:: Data extract
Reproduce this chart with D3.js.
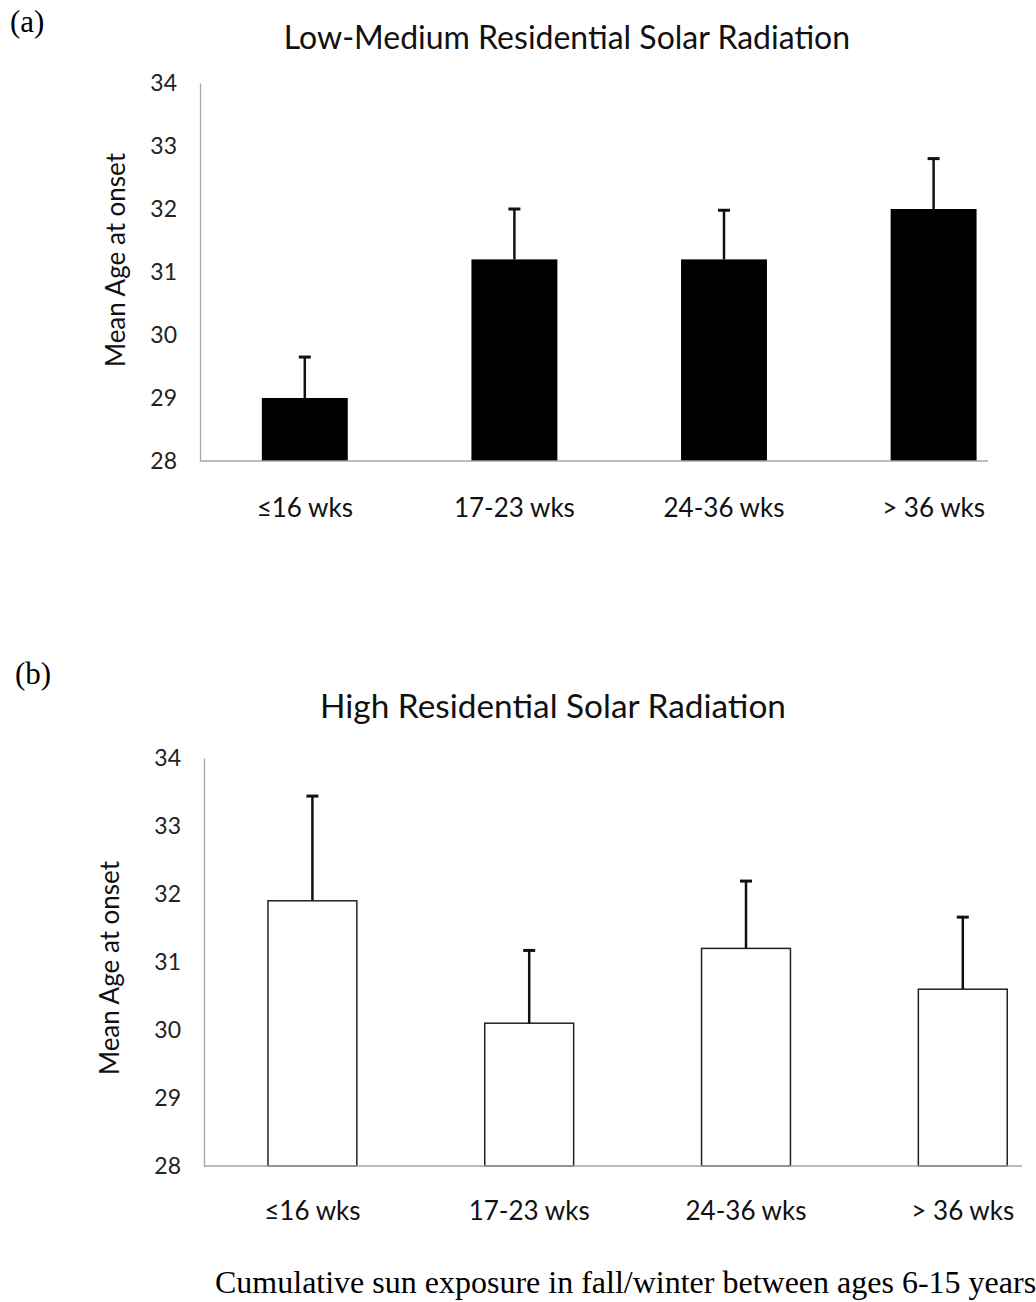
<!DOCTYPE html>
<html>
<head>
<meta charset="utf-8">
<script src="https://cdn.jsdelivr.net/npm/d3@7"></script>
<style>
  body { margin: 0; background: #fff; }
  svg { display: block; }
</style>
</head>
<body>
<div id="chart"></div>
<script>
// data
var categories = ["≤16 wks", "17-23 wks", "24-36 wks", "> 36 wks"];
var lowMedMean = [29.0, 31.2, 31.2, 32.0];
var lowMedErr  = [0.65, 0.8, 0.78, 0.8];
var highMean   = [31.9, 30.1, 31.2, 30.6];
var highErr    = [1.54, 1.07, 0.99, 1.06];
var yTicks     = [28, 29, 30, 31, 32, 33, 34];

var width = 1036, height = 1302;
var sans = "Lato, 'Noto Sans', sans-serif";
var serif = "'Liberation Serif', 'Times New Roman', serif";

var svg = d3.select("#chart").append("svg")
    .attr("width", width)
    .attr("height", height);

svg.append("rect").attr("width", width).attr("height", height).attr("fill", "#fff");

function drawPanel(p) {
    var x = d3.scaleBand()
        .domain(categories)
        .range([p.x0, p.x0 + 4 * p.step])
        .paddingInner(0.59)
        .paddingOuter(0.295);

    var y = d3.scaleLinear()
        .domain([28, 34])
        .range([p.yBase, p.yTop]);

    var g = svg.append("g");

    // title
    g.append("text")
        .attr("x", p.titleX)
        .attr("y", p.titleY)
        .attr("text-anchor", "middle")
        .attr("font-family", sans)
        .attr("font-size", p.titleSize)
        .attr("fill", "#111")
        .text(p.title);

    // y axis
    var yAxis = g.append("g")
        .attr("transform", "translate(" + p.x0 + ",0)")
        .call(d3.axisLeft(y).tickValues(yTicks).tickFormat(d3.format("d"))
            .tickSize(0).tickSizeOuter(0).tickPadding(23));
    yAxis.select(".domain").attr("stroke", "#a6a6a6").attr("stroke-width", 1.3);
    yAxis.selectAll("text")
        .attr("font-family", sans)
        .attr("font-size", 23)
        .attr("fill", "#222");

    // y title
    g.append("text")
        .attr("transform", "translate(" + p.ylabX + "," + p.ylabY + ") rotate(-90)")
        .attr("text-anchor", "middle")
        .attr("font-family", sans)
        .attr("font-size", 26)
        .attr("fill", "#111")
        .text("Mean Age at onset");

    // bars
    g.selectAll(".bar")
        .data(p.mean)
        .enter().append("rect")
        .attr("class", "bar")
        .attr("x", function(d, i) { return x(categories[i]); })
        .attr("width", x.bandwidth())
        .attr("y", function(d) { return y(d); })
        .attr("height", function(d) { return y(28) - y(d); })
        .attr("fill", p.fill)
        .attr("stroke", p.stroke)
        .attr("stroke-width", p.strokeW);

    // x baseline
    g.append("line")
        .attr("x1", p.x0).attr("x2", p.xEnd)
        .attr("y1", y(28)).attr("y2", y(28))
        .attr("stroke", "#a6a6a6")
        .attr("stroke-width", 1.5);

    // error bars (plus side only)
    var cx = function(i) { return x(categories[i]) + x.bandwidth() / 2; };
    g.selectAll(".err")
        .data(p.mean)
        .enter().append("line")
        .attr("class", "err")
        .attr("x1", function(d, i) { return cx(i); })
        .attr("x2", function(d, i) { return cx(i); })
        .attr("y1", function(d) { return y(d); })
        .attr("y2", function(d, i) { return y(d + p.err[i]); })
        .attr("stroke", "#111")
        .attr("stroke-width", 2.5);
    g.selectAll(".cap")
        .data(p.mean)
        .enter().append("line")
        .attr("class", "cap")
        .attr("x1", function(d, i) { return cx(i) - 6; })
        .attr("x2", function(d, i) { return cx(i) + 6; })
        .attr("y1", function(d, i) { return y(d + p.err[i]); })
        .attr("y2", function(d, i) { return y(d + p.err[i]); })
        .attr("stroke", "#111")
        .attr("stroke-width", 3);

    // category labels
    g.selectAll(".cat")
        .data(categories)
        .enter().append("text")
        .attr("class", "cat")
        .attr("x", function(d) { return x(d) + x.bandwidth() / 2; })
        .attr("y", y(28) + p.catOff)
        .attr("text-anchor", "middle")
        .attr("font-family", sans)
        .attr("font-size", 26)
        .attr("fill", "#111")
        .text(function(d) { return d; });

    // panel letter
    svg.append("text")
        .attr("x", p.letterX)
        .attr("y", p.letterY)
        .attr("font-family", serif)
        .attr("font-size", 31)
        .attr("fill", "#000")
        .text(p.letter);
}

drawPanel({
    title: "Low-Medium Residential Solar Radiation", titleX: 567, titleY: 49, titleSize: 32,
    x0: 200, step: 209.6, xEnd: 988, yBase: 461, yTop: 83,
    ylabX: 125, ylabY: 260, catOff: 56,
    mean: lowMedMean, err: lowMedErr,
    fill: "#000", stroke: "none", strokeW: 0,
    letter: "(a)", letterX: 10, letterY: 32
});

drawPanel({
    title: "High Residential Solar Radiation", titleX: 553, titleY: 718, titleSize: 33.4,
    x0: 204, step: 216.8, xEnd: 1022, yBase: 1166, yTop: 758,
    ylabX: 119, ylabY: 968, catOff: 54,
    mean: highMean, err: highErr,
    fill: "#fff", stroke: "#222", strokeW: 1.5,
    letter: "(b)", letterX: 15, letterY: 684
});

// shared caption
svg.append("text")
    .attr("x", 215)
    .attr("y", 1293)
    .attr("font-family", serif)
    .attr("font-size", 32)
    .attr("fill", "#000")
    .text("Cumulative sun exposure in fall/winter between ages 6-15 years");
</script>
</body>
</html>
::::
* **Problem details**:
Every line of the data above should be quoted exactly. Omit the pictures.

* **Result**:
Reproduce this chart with D3.js.
<!DOCTYPE html>
<html>
<head>
<meta charset="utf-8">
<script src="https://cdn.jsdelivr.net/npm/d3@7"></script>
<style>
  body { margin: 0; background: #fff; }
  svg { display: block; }
</style>
</head>
<body>
<div id="chart"></div>
<script>
// data
var categories = ["≤16 wks", "17-23 wks", "24-36 wks", "> 36 wks"];
var lowMedMean = [29.0, 31.2, 31.2, 32.0];
var lowMedErr  = [0.65, 0.8, 0.78, 0.8];
var highMean   = [31.9, 30.1, 31.2, 30.6];
var highErr    = [1.54, 1.07, 0.99, 1.06];
var yTicks     = [28, 29, 30, 31, 32, 33, 34];

var width = 1036, height = 1302;
var sans = "Lato, 'Noto Sans', sans-serif";
var serif = "'Liberation Serif', 'Times New Roman', serif";

var svg = d3.select("#chart").append("svg")
    .attr("width", width)
    .attr("height", height);

svg.append("rect").attr("width", width).attr("height", height).attr("fill", "#fff");

function drawPanel(p) {
    var x = d3.scaleBand()
        .domain(categories)
        .range([p.x0, p.x0 + 4 * p.step])
        .paddingInner(0.59)
        .paddingOuter(0.295);

    var y = d3.scaleLinear()
        .domain([28, 34])
        .range([p.yBase, p.yTop]);

    var g = svg.append("g");

    // title
    g.append("text")
        .attr("x", p.titleX)
        .attr("y", p.titleY)
        .attr("text-anchor", "middle")
        .attr("font-family", sans)
        .attr("font-size", p.titleSize)
        .attr("fill", "#111")
        .text(p.title);

    // y axis
    var yAxis = g.append("g")
        .attr("transform", "translate(" + p.x0 + ",0)")
        .call(d3.axisLeft(y).tickValues(yTicks).tickFormat(d3.format("d"))
            .tickSize(0).tickSizeOuter(0).tickPadding(23));
    yAxis.select(".domain").attr("stroke", "#a6a6a6").attr("stroke-width", 1.3);
    yAxis.selectAll("text")
        .attr("font-family", sans)
        .attr("font-size", 23)
        .attr("fill", "#222");

    // y title
    g.append("text")
        .attr("transform", "translate(" + p.ylabX + "," + p.ylabY + ") rotate(-90)")
        .attr("text-anchor", "middle")
        .attr("font-family", sans)
        .attr("font-size", 26)
        .attr("fill", "#111")
        .text("Mean Age at onset");

    // bars
    g.selectAll(".bar")
        .data(p.mean)
        .enter().append("rect")
        .attr("class", "bar")
        .attr("x", function(d, i) { return x(categories[i]); })
        .attr("width", x.bandwidth())
        .attr("y", function(d) { return y(d); })
        .attr("height", function(d) { return y(28) - y(d); })
        .attr("fill", p.fill)
        .attr("stroke", p.stroke)
        .attr("stroke-width", p.strokeW);

    // x baseline
    g.append("line")
        .attr("x1", p.x0).attr("x2", p.xEnd)
        .attr("y1", y(28)).attr("y2", y(28))
        .attr("stroke", "#a6a6a6")
        .attr("stroke-width", 1.5);

    // error bars (plus side only)
    var cx = function(i) { return x(categories[i]) + x.bandwidth() / 2; };
    g.selectAll(".err")
        .data(p.mean)
        .enter().append("line")
        .attr("class", "err")
        .attr("x1", function(d, i) { return cx(i); })
        .attr("x2", function(d, i) { return cx(i); })
        .attr("y1", function(d) { return y(d); })
        .attr("y2", function(d, i) { return y(d + p.err[i]); })
        .attr("stroke", "#111")
        .attr("stroke-width", 2.5);
    g.selectAll(".cap")
        .data(p.mean)
        .enter().append("line")
        .attr("class", "cap")
        .attr("x1", function(d, i) { return cx(i) - 6; })
        .attr("x2", function(d, i) { return cx(i) + 6; })
        .attr("y1", function(d, i) { return y(d + p.err[i]); })
        .attr("y2", function(d, i) { return y(d + p.err[i]); })
        .attr("stroke", "#111")
        .attr("stroke-width", 3);

    // category labels
    g.selectAll(".cat")
        .data(categories)
        .enter().append("text")
        .attr("class", "cat")
        .attr("x", function(d) { return x(d) + x.bandwidth() / 2; })
        .attr("y", y(28) + p.catOff)
        .attr("text-anchor", "middle")
        .attr("font-family", sans)
        .attr("font-size", 26)
        .attr("fill", "#111")
        .text(function(d) { return d; });

    // panel letter
    svg.append("text")
        .attr("x", p.letterX)
        .attr("y", p.letterY)
        .attr("font-family", serif)
        .attr("font-size", 31)
        .attr("fill", "#000")
        .text(p.letter);
}

drawPanel({
    title: "Low-Medium Residential Solar Radiation", titleX: 567, titleY: 49, titleSize: 32,
    x0: 200, step: 209.6, xEnd: 988, yBase: 461, yTop: 83,
    ylabX: 125, ylabY: 260, catOff: 56,
    mean: lowMedMean, err: lowMedErr,
    fill: "#000", stroke: "none", strokeW: 0,
    letter: "(a)", letterX: 10, letterY: 32
});

drawPanel({
    title: "High Residential Solar Radiation", titleX: 553, titleY: 718, titleSize: 33.4,
    x0: 204, step: 216.8, xEnd: 1022, yBase: 1166, yTop: 758,
    ylabX: 119, ylabY: 968, catOff: 54,
    mean: highMean, err: highErr,
    fill: "#fff", stroke: "#222", strokeW: 1.5,
    letter: "(b)", letterX: 15, letterY: 684
});

// shared caption
svg.append("text")
    .attr("x", 215)
    .attr("y", 1293)
    .attr("font-family", serif)
    .attr("font-size", 32)
    .attr("fill", "#000")
    .text("Cumulative sun exposure in fall/winter between ages 6-15 years");
</script>
</body>
</html>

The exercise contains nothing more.